--- start of DATA SEGMENT ---
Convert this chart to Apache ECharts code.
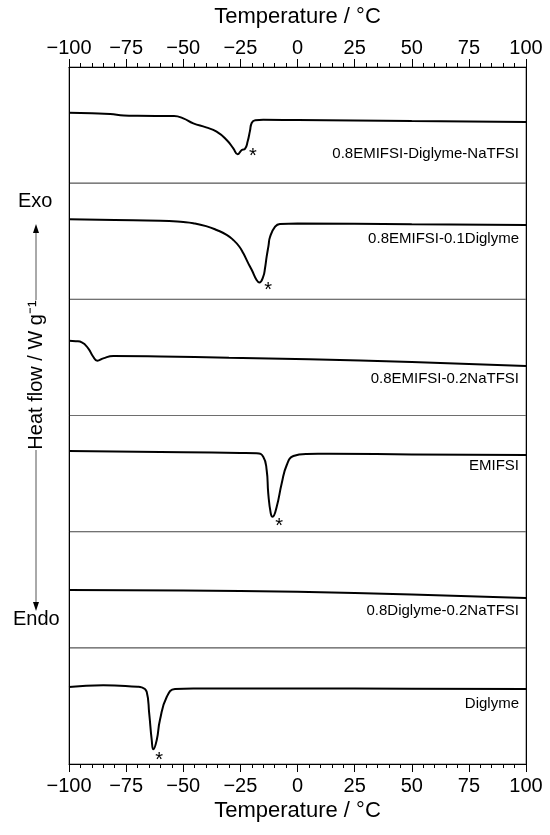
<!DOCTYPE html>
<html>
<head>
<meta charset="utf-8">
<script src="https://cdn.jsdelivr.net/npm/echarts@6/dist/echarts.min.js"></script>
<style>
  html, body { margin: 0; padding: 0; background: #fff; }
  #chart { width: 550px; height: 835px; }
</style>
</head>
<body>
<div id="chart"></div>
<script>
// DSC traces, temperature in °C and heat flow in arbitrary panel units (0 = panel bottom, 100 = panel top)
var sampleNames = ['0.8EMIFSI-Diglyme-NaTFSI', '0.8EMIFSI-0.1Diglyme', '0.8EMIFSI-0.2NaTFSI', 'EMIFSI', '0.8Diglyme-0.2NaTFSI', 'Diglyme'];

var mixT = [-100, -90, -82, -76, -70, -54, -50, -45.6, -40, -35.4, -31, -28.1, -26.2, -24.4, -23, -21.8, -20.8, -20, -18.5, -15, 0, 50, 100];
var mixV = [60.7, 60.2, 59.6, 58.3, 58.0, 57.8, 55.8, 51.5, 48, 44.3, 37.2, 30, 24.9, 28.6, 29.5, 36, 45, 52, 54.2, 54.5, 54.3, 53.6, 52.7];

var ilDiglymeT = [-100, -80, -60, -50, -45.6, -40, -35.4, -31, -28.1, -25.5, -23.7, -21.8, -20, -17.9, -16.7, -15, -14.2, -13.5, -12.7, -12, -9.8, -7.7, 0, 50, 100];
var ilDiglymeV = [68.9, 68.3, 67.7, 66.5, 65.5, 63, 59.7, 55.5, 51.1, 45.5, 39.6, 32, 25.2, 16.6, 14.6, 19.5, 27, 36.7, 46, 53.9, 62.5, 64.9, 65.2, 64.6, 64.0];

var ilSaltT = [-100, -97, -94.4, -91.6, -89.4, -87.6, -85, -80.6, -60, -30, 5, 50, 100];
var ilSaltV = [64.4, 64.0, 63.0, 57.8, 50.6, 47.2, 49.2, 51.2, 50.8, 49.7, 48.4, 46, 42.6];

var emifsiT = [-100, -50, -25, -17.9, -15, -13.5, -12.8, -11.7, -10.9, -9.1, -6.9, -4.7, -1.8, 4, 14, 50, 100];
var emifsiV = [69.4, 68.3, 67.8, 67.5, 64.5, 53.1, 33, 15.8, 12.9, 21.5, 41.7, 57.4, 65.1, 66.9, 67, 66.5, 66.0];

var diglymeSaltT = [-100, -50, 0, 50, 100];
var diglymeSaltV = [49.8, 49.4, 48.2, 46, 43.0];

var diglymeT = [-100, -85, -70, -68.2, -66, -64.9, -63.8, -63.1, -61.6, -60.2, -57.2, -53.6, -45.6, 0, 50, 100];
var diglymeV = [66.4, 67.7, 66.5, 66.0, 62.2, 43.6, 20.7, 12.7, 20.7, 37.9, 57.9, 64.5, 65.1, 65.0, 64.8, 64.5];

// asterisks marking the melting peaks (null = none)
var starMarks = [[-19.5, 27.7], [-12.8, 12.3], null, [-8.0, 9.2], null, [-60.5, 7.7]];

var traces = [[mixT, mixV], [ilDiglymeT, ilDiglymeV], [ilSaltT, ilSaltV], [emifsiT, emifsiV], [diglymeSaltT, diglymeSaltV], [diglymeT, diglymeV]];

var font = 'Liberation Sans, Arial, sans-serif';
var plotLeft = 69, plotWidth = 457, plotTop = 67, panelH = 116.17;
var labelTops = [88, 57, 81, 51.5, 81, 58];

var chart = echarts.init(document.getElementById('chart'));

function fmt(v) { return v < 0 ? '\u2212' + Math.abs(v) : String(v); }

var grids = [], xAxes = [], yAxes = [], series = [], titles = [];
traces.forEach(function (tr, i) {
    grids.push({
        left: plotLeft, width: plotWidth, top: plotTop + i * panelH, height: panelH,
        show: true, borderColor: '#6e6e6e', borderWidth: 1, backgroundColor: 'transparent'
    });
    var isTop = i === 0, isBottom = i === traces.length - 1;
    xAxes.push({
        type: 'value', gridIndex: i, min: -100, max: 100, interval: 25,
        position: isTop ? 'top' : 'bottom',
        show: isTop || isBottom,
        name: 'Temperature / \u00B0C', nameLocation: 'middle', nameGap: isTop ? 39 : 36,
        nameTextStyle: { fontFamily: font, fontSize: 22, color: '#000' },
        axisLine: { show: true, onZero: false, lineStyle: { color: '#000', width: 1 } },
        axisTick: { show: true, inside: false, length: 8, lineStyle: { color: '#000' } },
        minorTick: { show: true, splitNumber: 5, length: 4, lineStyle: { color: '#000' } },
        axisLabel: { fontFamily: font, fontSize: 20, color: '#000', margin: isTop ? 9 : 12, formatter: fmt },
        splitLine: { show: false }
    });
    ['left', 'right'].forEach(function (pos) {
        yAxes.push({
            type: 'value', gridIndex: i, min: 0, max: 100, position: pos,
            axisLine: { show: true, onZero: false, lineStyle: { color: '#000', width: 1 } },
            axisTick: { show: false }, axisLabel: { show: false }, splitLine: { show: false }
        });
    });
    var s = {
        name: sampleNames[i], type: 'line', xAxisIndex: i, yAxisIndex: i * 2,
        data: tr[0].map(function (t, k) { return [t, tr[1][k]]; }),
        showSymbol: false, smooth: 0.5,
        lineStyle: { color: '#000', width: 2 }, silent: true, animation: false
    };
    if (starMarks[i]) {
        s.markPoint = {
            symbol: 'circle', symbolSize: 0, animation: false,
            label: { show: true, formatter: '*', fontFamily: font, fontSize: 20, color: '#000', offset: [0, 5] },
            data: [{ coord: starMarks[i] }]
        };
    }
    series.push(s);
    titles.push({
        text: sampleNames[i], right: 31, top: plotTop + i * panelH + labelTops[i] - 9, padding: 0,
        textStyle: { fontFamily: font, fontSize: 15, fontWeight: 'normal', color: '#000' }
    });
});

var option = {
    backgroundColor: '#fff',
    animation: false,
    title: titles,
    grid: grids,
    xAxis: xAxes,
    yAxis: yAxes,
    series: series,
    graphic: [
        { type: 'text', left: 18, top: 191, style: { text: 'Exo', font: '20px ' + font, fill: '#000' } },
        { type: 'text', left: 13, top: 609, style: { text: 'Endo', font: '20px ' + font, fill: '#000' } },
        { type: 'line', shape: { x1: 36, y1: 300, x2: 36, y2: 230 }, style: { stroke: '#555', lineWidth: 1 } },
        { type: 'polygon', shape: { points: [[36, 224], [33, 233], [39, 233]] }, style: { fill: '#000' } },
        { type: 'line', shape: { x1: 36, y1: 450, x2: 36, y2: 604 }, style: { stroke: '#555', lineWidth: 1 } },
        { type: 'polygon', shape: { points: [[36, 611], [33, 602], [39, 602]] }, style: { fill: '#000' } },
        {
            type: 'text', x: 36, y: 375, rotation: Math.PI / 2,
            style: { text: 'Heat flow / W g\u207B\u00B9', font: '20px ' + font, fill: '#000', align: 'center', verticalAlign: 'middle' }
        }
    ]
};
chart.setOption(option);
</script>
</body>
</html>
--- end of DATA SEGMENT ---
**WHAT IS ASKED**:
Skip every picture and transcribe the data above exactly.

**RESULT FOR THIS EXERCISE**:
Convert this chart to Apache ECharts code.
<!DOCTYPE html>
<html>
<head>
<meta charset="utf-8">
<script src="https://cdn.jsdelivr.net/npm/echarts@6/dist/echarts.min.js"></script>
<style>
  html, body { margin: 0; padding: 0; background: #fff; }
  #chart { width: 550px; height: 835px; }
</style>
</head>
<body>
<div id="chart"></div>
<script>
// DSC traces, temperature in °C and heat flow in arbitrary panel units (0 = panel bottom, 100 = panel top)
var sampleNames = ['0.8EMIFSI-Diglyme-NaTFSI', '0.8EMIFSI-0.1Diglyme', '0.8EMIFSI-0.2NaTFSI', 'EMIFSI', '0.8Diglyme-0.2NaTFSI', 'Diglyme'];

var mixT = [-100, -90, -82, -76, -70, -54, -50, -45.6, -40, -35.4, -31, -28.1, -26.2, -24.4, -23, -21.8, -20.8, -20, -18.5, -15, 0, 50, 100];
var mixV = [60.7, 60.2, 59.6, 58.3, 58.0, 57.8, 55.8, 51.5, 48, 44.3, 37.2, 30, 24.9, 28.6, 29.5, 36, 45, 52, 54.2, 54.5, 54.3, 53.6, 52.7];

var ilDiglymeT = [-100, -80, -60, -50, -45.6, -40, -35.4, -31, -28.1, -25.5, -23.7, -21.8, -20, -17.9, -16.7, -15, -14.2, -13.5, -12.7, -12, -9.8, -7.7, 0, 50, 100];
var ilDiglymeV = [68.9, 68.3, 67.7, 66.5, 65.5, 63, 59.7, 55.5, 51.1, 45.5, 39.6, 32, 25.2, 16.6, 14.6, 19.5, 27, 36.7, 46, 53.9, 62.5, 64.9, 65.2, 64.6, 64.0];

var ilSaltT = [-100, -97, -94.4, -91.6, -89.4, -87.6, -85, -80.6, -60, -30, 5, 50, 100];
var ilSaltV = [64.4, 64.0, 63.0, 57.8, 50.6, 47.2, 49.2, 51.2, 50.8, 49.7, 48.4, 46, 42.6];

var emifsiT = [-100, -50, -25, -17.9, -15, -13.5, -12.8, -11.7, -10.9, -9.1, -6.9, -4.7, -1.8, 4, 14, 50, 100];
var emifsiV = [69.4, 68.3, 67.8, 67.5, 64.5, 53.1, 33, 15.8, 12.9, 21.5, 41.7, 57.4, 65.1, 66.9, 67, 66.5, 66.0];

var diglymeSaltT = [-100, -50, 0, 50, 100];
var diglymeSaltV = [49.8, 49.4, 48.2, 46, 43.0];

var diglymeT = [-100, -85, -70, -68.2, -66, -64.9, -63.8, -63.1, -61.6, -60.2, -57.2, -53.6, -45.6, 0, 50, 100];
var diglymeV = [66.4, 67.7, 66.5, 66.0, 62.2, 43.6, 20.7, 12.7, 20.7, 37.9, 57.9, 64.5, 65.1, 65.0, 64.8, 64.5];

// asterisks marking the melting peaks (null = none)
var starMarks = [[-19.5, 27.7], [-12.8, 12.3], null, [-8.0, 9.2], null, [-60.5, 7.7]];

var traces = [[mixT, mixV], [ilDiglymeT, ilDiglymeV], [ilSaltT, ilSaltV], [emifsiT, emifsiV], [diglymeSaltT, diglymeSaltV], [diglymeT, diglymeV]];

var font = 'Liberation Sans, Arial, sans-serif';
var plotLeft = 69, plotWidth = 457, plotTop = 67, panelH = 116.17;
var labelTops = [88, 57, 81, 51.5, 81, 58];

var chart = echarts.init(document.getElementById('chart'));

function fmt(v) { return v < 0 ? '\u2212' + Math.abs(v) : String(v); }

var grids = [], xAxes = [], yAxes = [], series = [], titles = [];
traces.forEach(function (tr, i) {
    grids.push({
        left: plotLeft, width: plotWidth, top: plotTop + i * panelH, height: panelH,
        show: true, borderColor: '#6e6e6e', borderWidth: 1, backgroundColor: 'transparent'
    });
    var isTop = i === 0, isBottom = i === traces.length - 1;
    xAxes.push({
        type: 'value', gridIndex: i, min: -100, max: 100, interval: 25,
        position: isTop ? 'top' : 'bottom',
        show: isTop || isBottom,
        name: 'Temperature / \u00B0C', nameLocation: 'middle', nameGap: isTop ? 39 : 36,
        nameTextStyle: { fontFamily: font, fontSize: 22, color: '#000' },
        axisLine: { show: true, onZero: false, lineStyle: { color: '#000', width: 1 } },
        axisTick: { show: true, inside: false, length: 8, lineStyle: { color: '#000' } },
        minorTick: { show: true, splitNumber: 5, length: 4, lineStyle: { color: '#000' } },
        axisLabel: { fontFamily: font, fontSize: 20, color: '#000', margin: isTop ? 9 : 12, formatter: fmt },
        splitLine: { show: false }
    });
    ['left', 'right'].forEach(function (pos) {
        yAxes.push({
            type: 'value', gridIndex: i, min: 0, max: 100, position: pos,
            axisLine: { show: true, onZero: false, lineStyle: { color: '#000', width: 1 } },
            axisTick: { show: false }, axisLabel: { show: false }, splitLine: { show: false }
        });
    });
    var s = {
        name: sampleNames[i], type: 'line', xAxisIndex: i, yAxisIndex: i * 2,
        data: tr[0].map(function (t, k) { return [t, tr[1][k]]; }),
        showSymbol: false, smooth: 0.5,
        lineStyle: { color: '#000', width: 2 }, silent: true, animation: false
    };
    if (starMarks[i]) {
        s.markPoint = {
            symbol: 'circle', symbolSize: 0, animation: false,
            label: { show: true, formatter: '*', fontFamily: font, fontSize: 20, color: '#000', offset: [0, 5] },
            data: [{ coord: starMarks[i] }]
        };
    }
    series.push(s);
    titles.push({
        text: sampleNames[i], right: 31, top: plotTop + i * panelH + labelTops[i] - 9, padding: 0,
        textStyle: { fontFamily: font, fontSize: 15, fontWeight: 'normal', color: '#000' }
    });
});

var option = {
    backgroundColor: '#fff',
    animation: false,
    title: titles,
    grid: grids,
    xAxis: xAxes,
    yAxis: yAxes,
    series: series,
    graphic: [
        { type: 'text', left: 18, top: 191, style: { text: 'Exo', font: '20px ' + font, fill: '#000' } },
        { type: 'text', left: 13, top: 609, style: { text: 'Endo', font: '20px ' + font, fill: '#000' } },
        { type: 'line', shape: { x1: 36, y1: 300, x2: 36, y2: 230 }, style: { stroke: '#555', lineWidth: 1 } },
        { type: 'polygon', shape: { points: [[36, 224], [33, 233], [39, 233]] }, style: { fill: '#000' } },
        { type: 'line', shape: { x1: 36, y1: 450, x2: 36, y2: 604 }, style: { stroke: '#555', lineWidth: 1 } },
        { type: 'polygon', shape: { points: [[36, 611], [33, 602], [39, 602]] }, style: { fill: '#000' } },
        {
            type: 'text', x: 36, y: 375, rotation: Math.PI / 2,
            style: { text: 'Heat flow / W g\u207B\u00B9', font: '20px ' + font, fill: '#000', align: 'center', verticalAlign: 'middle' }
        }
    ]
};
chart.setOption(option);
</script>
</body>
</html>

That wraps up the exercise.